Telling Cameron No - to Postal Service Privatisation

The CWU are organising a rally and demo in Witney, Oxfordshire on January 9th.  Witney is the Constituency seat of Mr Cameron!

I would suspect that the privatisation of Posties is a live political issue in such a predominantly rural and agricultural area.  I'm pretty sure the Post Office does not make any money here from running an universal service.

Interesting to see how they get on.

See source of Cameron's picture and a previous reference to Whitney here.

5 comments:

Paul Cooney said...

I know you won't be surprised by my question but how do you balance your support for the Labour Party while criticising the ConDems for following Labour policy like privatising the post office and the NHS?

John Gray said...

Hi Paul
Actually I am surprised at this question - especially now we have witnessed the reality of the ideological attacks by the Condems. I didn’t think that people even thought of arguing that hoary old chestnut anymore?

Within the Party I opposed the partial privatisation of the Post office and was pleased that a Labour government changed its mind - due in part to internal pressure and trade union lobbying. The best hope of a public post office was with the re-election of a Labour government. Alas, this didn’t happen.

As for “privatising the NHS” – come off it Paul – you should know better. The Coalition is going to try and smash the NHS to bits and pieces – if they get away with it you will not have a free and publically accountable (flawed as it was)NHS. As well as ordinary workers being utterly stuffed.

Finally it is a free country and everyone has the right to work against Labour and not vote for them but they must realise that there is a consequence – there is no alternative to Labour (warts and all) except the Tories.

It's a shame we have to relearn this lesson every time

Paul Cooney said...

I do hope that your own local Labour Party deserves your vocal support better than mine. Cllr Mehboob Khan, Labour leader of Kirklees Council, voted with the other members of the Kirklees PCT this month to hand over 1300 NHS Community workers to a private social enterprise. The Huddersfield Labour MP, Barry Sheerman, said he didn't care who provided NHS services as long as they were of good quality. Examples such as these maybe the warts and all you refer to, but saying there is no alternative means that you put up with such examples. I could understand such support you valiantly supply if the internal democratic machinery was restored and allowed ordinary members a real influence in policy direction, but there is no sign of that yet. Keep fighting and I sincerely hope you succeed in making the LP viable again.

John Gray said...

Hi Paul
With respect I think you are missing the point. Whether or not what you have quoted is fair comment or not (and I simply don’t know) you cannot in my view expect to win every fight and battle and rip your card up over every decision you disagree with.
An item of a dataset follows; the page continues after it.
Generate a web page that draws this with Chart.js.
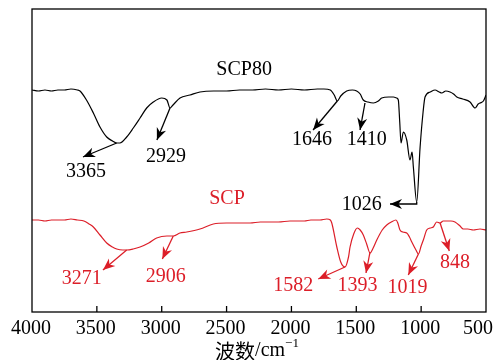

This is the same for the Party and for trade unions. As a UNISON member I have fought bitterly against things that I thought were fundamentally wrong - yet when the union has decided (branch, region or national level) I would still support the union position no matter what while still trying internally to argue for change.

I think that we can change the Party toward a more “left” position and still win elections. However, we have got to face the facts that “left” in the Labour Party have been to-date pretty hopeless and ineffectual (with honourable exceptions – such as yourself) – apart from the professional splitters and wreckers it is dominated by disorganised, personality driven, obsessive, sectarian, boorish, divisive, finger pointing, paranoids...and those are some of the more positive things...(joke)

Anonymous said...

Dear Paul,

The NHS is the public service that makes the most use of private sector contractors face to face with the public. That began on day one, when it took over that record from the Post Office.